L’interpretare Dio alla Feuerbach, prospettiva che vede Dio come un’umana proiezione e, dunque, una nostra personale creazione e non viceversa, più che una conclusione che liquida Dio per certi aspetti è una sorta di religiosità materialistica che apre scenari inaspettati.
Per entrarci si potrebbe forse iniziare con un nuovo ramo dell’antropologia che riveda filologicamente tutte le teologie - greco-romana, ebraica, cristiana e islamica - sostituendo il lemma “Dio” con “Io”, per poi (di quest’Io) dettagliarne l’essenza, provarne la sussistenza ontologica e definirne gli attributi.
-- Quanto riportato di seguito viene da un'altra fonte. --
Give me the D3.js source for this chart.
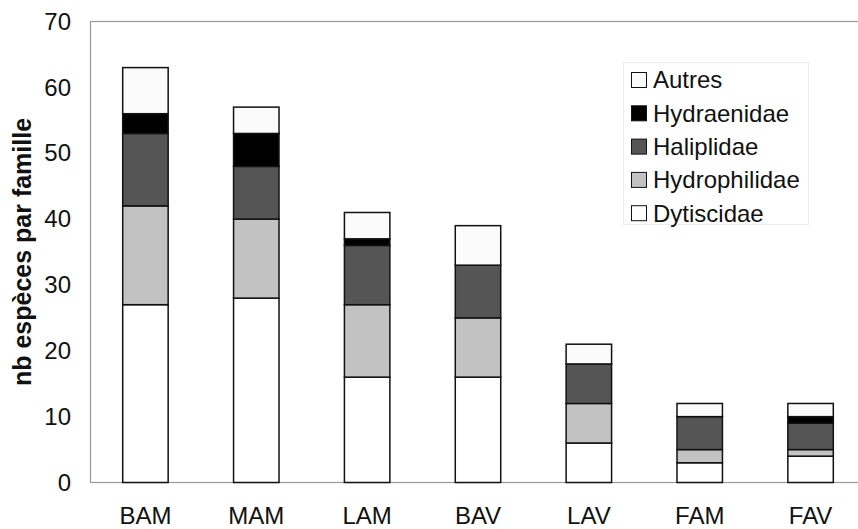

Confermata l’esistenza (l’Io c’è) occorrerà chiarire come sia saltata fuori dalle leggi che regolano il funzionamento naturale questa bizzarra entità increata ma creante.
Se invece, smentendo Feuerbach, si concluderà che l’Io non sussista, occorrerà essere davvero solidi nell’argomentare per dimostrarlo, mica è facile far fuori un’entità che empiricamente constatiamo tutti, ma più si sarà arguti nel negare l’io con autorale solidità dimostrativa e più si darà simultanea prova della sua sussistenza e potenza. Mistero di Dio: mistero dell’uomo.